An introduction to the Closed Morphy Defence

attaxk
Apr 25, 2008, 12:00 AM |
1 | Opening Theory

The morphy defence was obviously first championed by the famous American, Paul Morphy, who was the first to support that the move 3...a6 after 3.Bb5 is the best move as gives Black a lot of flexibility. As we have already seen that the exchange variation is not easily converted to a win for white, so after 4.Ba4 Black has the option of removing the 'half-pin' with one move b5. After 4.Ba4 black has many options, he can choose to transpose his defence to:

Alapin's Defence - Bb4

Classical or Cordel Defence - Bc5

Bird's Defence - Nd4

Fianchetto Defence - g6

Schliemann Defence - f5

Cozio Defence - Nge7

or play 4...d6 leading to the Modern Steinitz Defence, or 4...b5 leading to the Taimanov variation.

The most commonly played move is also considered the strongest one, 4...Nf6. It develops a piece and attacks the e-pawn. White now faces the threat Nxe4, he can choose to defend it with Nc3, d3, Qe2 (English Attack), but Nc3, blocks the c-pawn, which white wants to push forward to c3 to allow the c2 square later for the bishop and as we shall see is needed to support the d4, as the famous trap, Noah's Ark, prevents it; d3 loses a tempo, as white's intentions are to push it to d4 and Qe2 is not considered a bad move but is not white's best move. White's best move and most common is the strange looking 5.0-0. In fact, it does not defend the e-pawn. But after 5...Nxe4 (open variation of the Morphy Defence) 6.d4, black finds his e-pawn attacked twice. If he captures exd4 or tries to defend it he loses precious time in development, and in most games loses quickly due to white's superior mobilization. So white in fact does not lose a pawn. The other option black has after 5.0-0 is 5...Be7 which shows black's intention to play for a closed positional game. The next diagram shows the main line of the closed variation of the morphy defence annotated by me.

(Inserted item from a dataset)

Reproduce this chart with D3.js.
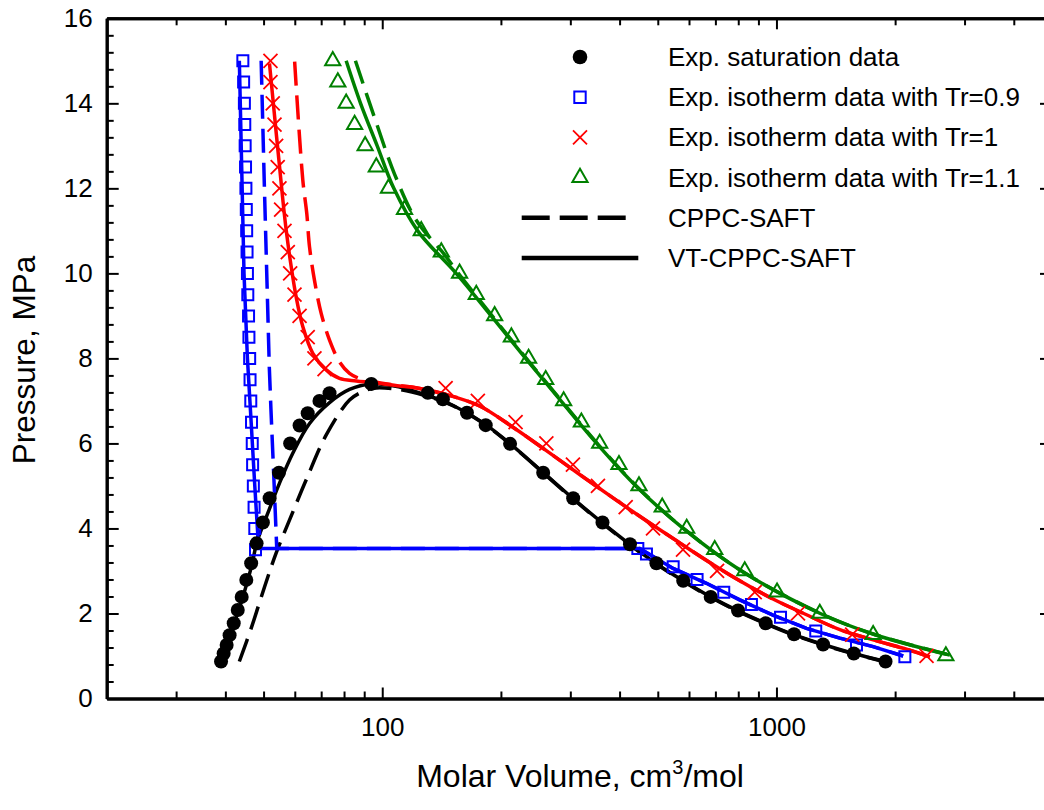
<!DOCTYPE html>
<head>
  <meta charset="utf-8">
  <script src="https://d3js.org/d3.v7.min.js"></script>
  <style>
    body { margin: 0; background: #fff; }
    text { font-family: "Liberation Sans", Arial, sans-serif; fill: #000; }
    .axis .domain { stroke: #000; stroke-width: 3; }
    .axis .tick line { stroke: #000; stroke-width: 2; }
    .axis .tick text { font-size: 26px; font-family: "Liberation Sans", Arial, sans-serif; }
  </style>
</head>
<body>
  <div id="graph"></div>
  <script>
    // experimental saturation points (liquid branch, critical point, vapour branch)
    var satV = [39.0, 39.6, 40.3, 41.0, 42.0, 43.0, 44.0, 45.2, 46.5, 48.0, 49.8, 51.8, 54.7, 58.4, 61.7, 64.7, 69.3, 73.5, 93.8,
                130.5, 142.5, 164, 183, 211, 256, 305, 362, 425, 496, 580, 681, 799, 939, 1108, 1313, 1571, 1891];
    var satP = [0.87, 1.06, 1.26, 1.49, 1.77, 2.08, 2.39, 2.79, 3.18, 3.65, 4.14, 4.71, 5.31, 6.0, 6.42, 6.71, 7.0, 7.18, 7.4,
                7.19, 7.04, 6.72, 6.43, 5.99, 5.31, 4.71, 4.14, 3.63, 3.18, 2.77, 2.39, 2.07, 1.77, 1.51, 1.27, 1.06, 0.87];

    // experimental isotherms
    var iso09V = [44.3, 44.5, 44.7, 44.8, 44.9, 45.0, 45.1, 45.2, 45.3, 45.4, 45.5, 45.6, 45.8, 45.9, 46.1, 46.2, 46.4, 46.6, 46.8, 46.9, 47.1, 47.3, 47.5, 47.7,
                  445, 468, 547, 629, 735, 864, 1024, 1258, 1596, 2117];
    var iso09P = [15, 14.5, 14, 13.5, 13, 12.5, 12, 11.5, 11, 10.5, 10, 9.5, 9, 8.5, 8, 7.5, 7, 6.5, 6, 5.5, 5, 4.5, 4, 3.5,
                  3.53, 3.4, 3.1, 2.8, 2.5, 2.21, 1.91, 1.59, 1.26, 0.98];
    var iso10V = [52.05, 52.05, 52.75, 53.3, 53.8, 54.3, 54.85, 55.4, 56.5, 57.6, 58.4, 59.9, 61.7, 64.7, 67.3, 71.4,
                  144.8, 174.8, 217.9, 260.8, 304.6, 352.5, 414.5, 486.3, 579.4, 706.9, 880.8, 1134, 1556, 2403];
    var iso10P = [15, 14.5, 14, 13.5, 13, 12.5, 12, 11.5, 11, 10.5, 10, 9.5, 9, 8.5, 8, 7.75,
                  7.3, 7.0, 6.5, 6.0, 5.5, 5.0, 4.5, 4.0, 3.5, 3.0, 2.5, 2.0, 1.5, 1.0];
    var iso11V = [74.9, 77.15, 81.0, 85.1, 90.5, 96.6, 103.7, 113.9, 125.6, 141.2, 157.1, 173.2, 192.8, 212.6, 235.1, 259.8, 288.5,
                  320.0, 356.1, 398.6, 448.0, 513.1, 592.0, 697.3, 830.9, 1003.5, 1288, 1759, 2690];
    var iso11P = [15, 14.5, 14, 13.5, 13, 12.5, 12, 11.5, 11, 10.5, 10, 9.5, 9, 8.5, 8, 7.5, 7,
                  6.5, 6, 5.5, 5, 4.5, 4, 3.5, 3, 2.5, 2, 1.5, 1];

    // VT-CPPC-SAFT (solid) and CPPC-SAFT (dashed) curves
    var vtSatV = [39.0, 41.2, 44.3, 46.8, 48.0, 51.25, 54.85, 59.3, 65.4, 73.5, 82.6, 93.8, 110, 130, 150, 180, 212, 258, 306, 362, 424, 496, 580, 681, 799, 939, 1108, 1313, 1571, 1891];
    var vtSatP = [0.87, 1.5, 2.39, 3.18, 3.65, 4.36, 5.06, 5.77, 6.47, 6.96, 7.27, 7.40, 7.33, 7.13, 6.91, 6.49, 5.98, 5.29, 4.69, 4.13, 3.63, 3.17, 2.77, 2.39, 2.06, 1.77, 1.5, 1.27, 1.06, 0.87];
    var cpSatV = [43.4, 46.5, 50.3, 53.8, 58.2, 64.1, 72.1, 82.6, 89.3, 95, 110, 130, 150, 180, 212, 258, 306, 362, 424, 496, 580, 681, 799, 939, 1108, 1313, 1571, 1891];
    var cpSatP = [0.87, 1.65, 2.63, 3.42, 4.2, 5.14, 6.2, 7.02, 7.22, 7.3, 7.27, 7.11, 6.9, 6.48, 5.97, 5.28, 4.68, 4.12, 3.62, 3.16, 2.76, 2.38, 2.05, 1.76, 1.49, 1.26, 1.05, 0.86];

    var vt09V = [43.4, 44.0, 44.6, 45.5, 46.5, 47.5, 48.3, 48.5, 449.8, 546.7, 664.3, 807, 980, 1192, 1448, 1759, 2096];
    var vt09P = [15, 12.5, 10, 8, 6.5, 5, 3.9, 3.53, 3.53, 3.06, 2.71, 2.32, 1.96, 1.65, 1.42, 1.22, 1.0];
    var cp09V = [49.3, 50.25, 51.7, 52.2, 53.2, 54.0, 449.8, 546.7, 664.3, 807, 980, 1192, 1448, 1759, 2096];
    var cp09P = [15, 12, 7.8, 6.8, 5, 3.53, 3.53, 3.06, 2.71, 2.32, 1.96, 1.65, 1.42, 1.22, 1.0];

    var vt10V = [51.75, 55.96, 57.06, 58.75, 60.47, 62.87, 66.66, 72.1, 77.9, 85.9, 94.6, 110.6, 119.6, 145.4, 176.6, 214.6, 260.8, 316.8, 384.9, 467.8, 568.5, 677.4, 807, 980, 1192, 1448, 1759, 2138, 2449];
    var vt10P = [14.94, 11.73, 11.02, 10.16, 9.45, 8.75, 8.12, 7.73, 7.53, 7.47, 7.43, 7.35, 7.32, 7.15, 6.88, 6.38, 5.83, 5.27, 4.72, 4.18, 3.66, 3.2, 2.77, 2.34, 1.97, 1.62, 1.38, 1.16, 0.98];
    var cp10V = [59.95, 62.87, 64.35, 65.38, 67.3, 70.0, 73.5, 77.9, 82.6, 88, 95, 110.6, 119.6, 145.4, 176.6, 214.6, 260.8, 316.8, 384.9, 467.8, 568.5, 677.4, 807, 980, 1192, 1448, 1759, 2138, 2449];
    var cp10P = [14.98, 12.2, 11.41, 10.63, 9.84, 9.06, 8.43, 7.92, 7.65, 7.52, 7.45, 7.36, 7.32, 7.15, 6.88, 6.38, 5.83, 5.27, 4.72, 4.18, 3.66, 3.2, 2.77, 2.34, 1.97, 1.62, 1.38, 1.16, 0.98];

    var vt11V = [81.0, 88.1, 97.1, 107, 123, 154, 189, 231, 284, 350, 440, 580, 815, 1292, 1780, 2754];
    var vt11P = [15, 14, 13, 12, 11, 10, 9, 8, 7, 6, 5, 4, 3, 2, 1.5, 1.02];
    var cp11V = [85.5, 96.6, 107.5, 122, 143.9, 156, 190, 232, 285, 351, 441, 581, 816, 1293, 1782, 2756];
    var cp11P = [15, 13.54, 12.33, 11.25, 10.44, 10, 9, 8, 7, 6, 5, 4, 3, 2, 1.5, 1.02];

    // ticks
    var xMajor = [100, 1000];
    var xMinor = [30, 40, 50, 60, 70, 80, 90, 200, 300, 400, 500, 600, 700, 800, 900, 2000, 3000, 4000];
    var yMajor = [0, 2, 4, 6, 8, 10, 12, 14, 16];
    var yMinor = [0.4, 0.8, 1.2, 1.6, 2.4, 2.8, 3.2, 3.6, 4.4, 4.8, 5.2, 5.6, 6.4, 6.8, 7.2, 7.6, 8.4, 8.8, 9.2, 9.6,
                  10.4, 10.8, 11.2, 11.6, 12.4, 12.8, 13.2, 13.6, 14.4, 14.8, 15.2, 15.6];

    var legendNames = ["Exp. saturation data", "Exp. isotherm data with Tr=0.9", "Exp. isotherm data with Tr=1",
                       "Exp. isotherm data with Tr=1.1", "CPPC-SAFT", "VT-CPPC-SAFT"];

    var width = 1044, height = 810;
    var svg = d3.select("#graph").append("svg")
      .attr("width", width)
      .attr("height", height);

    var x = d3.scaleLog().domain([20, 5000]).range([106.7, 1052]);
    var y = d3.scaleLinear().domain([0, 16]).range([698.5, 18.3]);

    // axes: major and minor ticks, all pointing inward
    function addAxis(axis, tx, ty) {
      svg.append("g").attr("class", "axis")
        .attr("transform", "translate(" + tx + "," + ty + ")")
        .call(axis);
    }
    addAxis(d3.axisBottom(x).tickValues(xMajor).tickFormat(d3.format("d")).tickSizeInner(-11).tickSizeOuter(0).tickPadding(19), 0, y(0));
    addAxis(d3.axisBottom(x).tickValues(xMinor).tickFormat("").tickSizeInner(-7).tickSizeOuter(0), 0, y(0));
    addAxis(d3.axisTop(x).tickValues(xMajor).tickFormat("").tickSizeInner(-11).tickSizeOuter(0), 0, y(16));
    addAxis(d3.axisTop(x).tickValues(xMinor).tickFormat("").tickSizeInner(-7).tickSizeOuter(0), 0, y(16));
    addAxis(d3.axisLeft(y).tickValues(yMajor).tickFormat(d3.format("d")).tickSizeInner(-12).tickSizeOuter(0).tickPadding(14), x(20), 0);
    addAxis(d3.axisLeft(y).tickValues(yMinor).tickFormat("").tickSizeInner(-7).tickSizeOuter(0), x(20), 0);
    addAxis(d3.axisRight(y).tickValues(yMajor).tickFormat("").tickSizeInner(-12).tickSizeOuter(0), x(5000), 0);
    addAxis(d3.axisRight(y).tickValues(yMinor).tickFormat("").tickSizeInner(-7).tickSizeOuter(0), x(5000), 0);

    // axis titles
    var xt = svg.append("text")
      .attr("x", 580).attr("y", 787)
      .attr("text-anchor", "middle")
      .style("font-size", "32px")
      .text("Molar Volume, cm");
    xt.append("tspan").attr("dy", -13).style("font-size", "20px").text("3");
    xt.append("tspan").attr("dy", 13).text("/mol");

    svg.append("text")
      .attr("transform", "translate(35,360) rotate(-90)")
      .attr("text-anchor", "middle")
      .style("font-size", "31.5px")
      .text("Pressure, MPa");

    // curves
    var smooth = d3.line().x(d => x(d[0])).y(d => y(d[1])).curve(d3.curveCatmullRom.alpha(0.5));
    var straight = d3.line().x(d => x(d[0])).y(d => y(d[1]));
    var dash = "24,10";

    var curves = [
      { v: cpSatV, p: cpSatP, color: "#000", dashed: true, gen: smooth },
      { v: vtSatV, p: vtSatP, color: "#000", dashed: false, gen: smooth },
      { v: cp09V, p: cp09P, color: "#0000ff", dashed: true, gen: straight },
      { v: vt09V, p: vt09P, color: "#0000ff", dashed: false, gen: straight },
      { v: cp11V, p: cp11P, color: "#008000", dashed: true, gen: smooth },
      { v: vt11V, p: vt11P, color: "#008000", dashed: false, gen: smooth },
      { v: cp10V, p: cp10P, color: "#ff0000", dashed: true, gen: smooth },
      { v: vt10V, p: vt10P, color: "#ff0000", dashed: false, gen: smooth }
    ];
    curves.forEach(function(c) {
      svg.append("path")
        .attr("d", c.gen(d3.zip(c.v, c.p)))
        .attr("fill", "none")
        .attr("stroke", c.color)
        .attr("stroke-width", 3.5)
        .attr("stroke-dasharray", c.dashed ? dash : null);
    });

    // markers
    var squareSym = d3.symbol().type(d3.symbolSquare).size(121);
    var triSym = d3.symbol().type(d3.symbolTriangle).size(100);
    var crossPath = "M-7,-7L7,7M-7,7L7,-7";

    svg.selectAll(".sq").data(d3.zip(iso09V, iso09P)).enter()
      .append("path").attr("class", "sq")
      .attr("transform", d => "translate(" + x(d[0]) + "," + y(d[1]) + ")")
      .attr("d", squareSym).attr("fill", "none").attr("stroke", "#0000ff").attr("stroke-width", 2);

    svg.selectAll(".cr").data(d3.zip(iso10V, iso10P)).enter()
      .append("path").attr("class", "cr")
      .attr("transform", d => "translate(" + x(d[0]) + "," + y(d[1]) + ")")
      .attr("d", crossPath).attr("fill", "none").attr("stroke", "#ff0000").attr("stroke-width", 1.8);

    svg.selectAll(".tri").data(d3.zip(iso11V, iso11P)).enter()
      .append("path").attr("class", "tri")
      .attr("transform", d => "translate(" + x(d[0]) + "," + y(d[1]) + ")")
      .attr("d", triSym).attr("fill", "none").attr("stroke", "#008000").attr("stroke-width", 2);

    svg.selectAll(".sat").data(d3.zip(satV, satP)).enter()
      .append("circle").attr("class", "sat")
      .attr("cx", d => x(d[0])).attr("cy", d => y(d[1]))
      .attr("r", 7).attr("fill", "#000");

    // legend
    var legX = 580, legText = 668, legY0 = 57, legDy = 40.2;
    var leg = svg.append("g");
    legendNames.forEach(function(name, i) {
      var ly = legY0 + i * legDy;
      leg.append("text").attr("x", legText).attr("y", ly + 9)
        .style("font-size", "26px").text(name);
    });
    leg.append("circle").attr("cx", legX).attr("cy", legY0).attr("r", 7.3).attr("fill", "#000");
    leg.append("path").attr("transform", "translate(" + legX + "," + (legY0 + legDy) + ")")
      .attr("d", d3.symbol().type(d3.symbolSquare).size(130)).attr("fill", "none").attr("stroke", "#0000ff").attr("stroke-width", 2);
    leg.append("path").attr("transform", "translate(" + legX + "," + (legY0 + 2 * legDy) + ")")
      .attr("d", crossPath).attr("fill", "none").attr("stroke", "#ff0000").attr("stroke-width", 1.8);
    leg.append("path").attr("transform", "translate(" + legX + "," + (legY0 + 3 * legDy) + ")")
      .attr("d", d3.symbol().type(d3.symbolTriangle).size(100)).attr("fill", "none").attr("stroke", "#008000").attr("stroke-width", 2);
    leg.append("line").attr("x1", 521.7).attr("x2", 626).attr("y1", legY0 + 4 * legDy).attr("y2", legY0 + 4 * legDy)
      .attr("stroke", "#000").attr("stroke-width", 4.5).attr("stroke-dasharray", "28,10");
    leg.append("line").attr("x1", 521.7).attr("x2", 638.3).attr("y1", legY0 + 5 * legDy).attr("y2", legY0 + 5 * legDy)
      .attr("stroke", "#000").attr("stroke-width", 4.5);
  </script>
</body>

The final position shows us that white will dominate the king side as his two bishops are very strong in these diagonals, so he will try to expand there, possibly by moving his b-knight to d2, f1, g3. Black on the other hand seeing that play in the king side will be difficult, he decides to expand on the queenside, and improve his center, trying to prevent or minimize the impact the d4 move will have in his center the variations that follow or at some point diverge from the main line, as you shall see are moves aiming to improve the position of each side. No signifcant threats are made. It follows that people who prefer open tactical games should play 5...Nxe4 the open variation, instead of 5...Be7. It is a matter of taste.

 

After move 8, the position is still closed, and both sides have a lot of plans they can follow. Firstly, we see that white will enjoy playing on the kingside as his bishops are optimally placed and in addition black's presence on the kingside is minimal. Black, seeing that play on the kingside is difficult to accomplish and not wanting to commit to passive play, can choose to mobilize on the queenside and/or counterattack in the center. To turn to more specific move sequences, white will want to play d4 having played c3 (avoiding Noah's Ark trap), and transfer his b-knight to d2, f1 and finally g3. Black on the other hand could move his knight at c6 to unblock his c-pawn and challenge white's center with c5, or concetrate on pilling on the e-pawn which after d4 will be weak.

White can choose the Yates variation that is 9.d4 without playing h3, but this leads to the powerful 9...Bg4 (Bogoljubow Variation). This is why white almost always plays this prophylactic move (h3) before pushing the pawn forward. After 9.h3 white prepares to challenge the center with 10.d4. Now it is up to black to decide upon a way to defend. The main variations that follow after 9.h3 are the following:

9...Na5 (Chigorin Defence)

9...Bb7 (Flohr-Zaitsev Variation)

9...h6 (Smyslov Variation)

9...Be6 (Kholmov Variation)

9...Nb8 (Breyer Defence)

9...Nbd7 (Karpov Variation) 

 The variations will be discussed separately in detail in further articles.

Now the main alteratives to the main line are:

Worrall Attack 6.Qe2 instead of Re1

Averbakh Variation 6.Re1 d6 instead of 6...b5 defending the e-pawn 

Marschall Attack 8.c3 d5 sacrificing a pawn to gain the initiative, it has not been proven that black's attack is sound but most players fear it as white, and there are many ways to not allow black the option of using it such as 8.a4 or h3 instead of c3. I will analyse the worrall attack and marschall attack in depth in future articles.